Women prefer men in red
Forget expensive jewellery, chocolates and flowers, guys. If you want to attract the opposite sex, try adding red to your wardrobe, suggests a new study. Women find men more appealing when...Updated: Aug 03, 2010, 17:26 IST
Forget expensive jewellery, chocolates and flowers, guys. If you want to attract the opposite sex, try adding red to your wardrobe, suggests a new study.
The colour red is a symbol of courage and sacrifice, of sin and sexuality, of power and passion - and the new research has demonstrated that wearing it makes men more alluring to women.
In the US, England, Germany and China, women found men more appealing when they were either pictured wearing red or framed in red, compared with other colours.
"Red is typically thought of as a sexy colour for women only. Our findings suggest that the link between red and sex also applies to men," said Andrew Elliot, PhD, of the University of Rochester and University of Munich.
Twenty-five men and 32 women briefly viewed a black-and-white photo of a Caucasian man in a polo shirt, surrounded by a red or white matte. Using a nine-point scale, they answered three questions: "How attractive do you think this person is?" "How pleasant is this person to look at?" and "If I were to meet the person in this picture face to face, I would think he is attractive."

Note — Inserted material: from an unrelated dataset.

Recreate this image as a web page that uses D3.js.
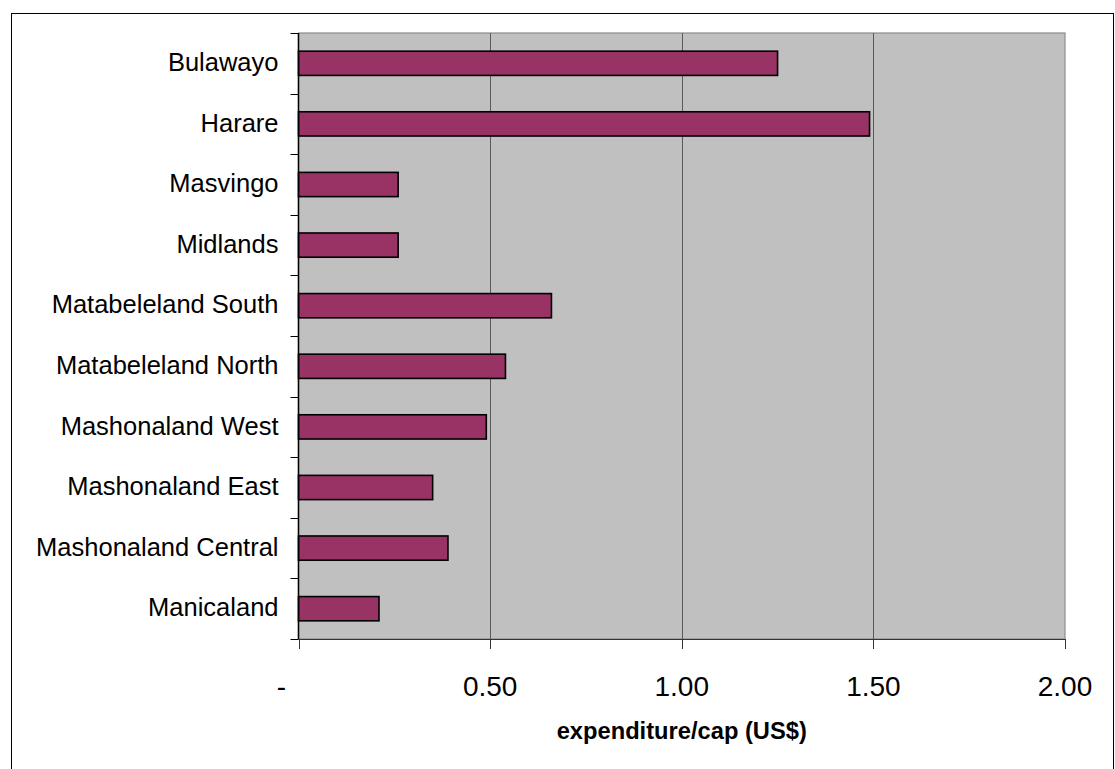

Red warmed up women only. Women who looked at a man surrounded by red or white rated the man surrounded by red a little over one point higher on a nine-point scale of attractiveness, a statistically significant bump.
Another experiment featured a man in a colour photo, dressed in either a red or a green shirt. A pool of 55 women rated the man in red as significantly more attractive - on average, nearly one point higher on the same nine-point scale.
They also thought he was more desirable, according to a second, five-item measure that asked viewers to rate, for example, the likelihood that they'd want to have sex with him.
Although red means different things in different cultures, the finding of women (but not men) drawn to men in red was consistent across countries.
And it's true about red power ties: Women in a follow-up study perceived men wearing red T-shirts to be significantly more likely to be high in status than men wearing blue T-shirts, in addition to the men in red seeming more generally and sexually attractive.
Five smaller studies (20-38 participants) comparing women's responses to men in red or gray, including their sense of the men's status, established a chain of evidence that red may enhance sexual attractiveness because red is a status symbol, according to the authors.
The power of red holds throughout the primate world. Female primates (including women) are "extremely adept at detecting and decoding blood flow changes in the face," the authors wrote, "and women have been shown to be more sensitive to the perception of red stimuli than are men."
Are men aware that red may work in the bedroom as well as the boardroom? The authors suggest red might make men more likely to strut their stuff. "A man who wears red may feel dominant," they added, "which influences his self-confidence and behaviour and in turn may impress women."
The finding is reported in the August issue of the Journal of Experimental Psychology: General, published by the American Psychological Association.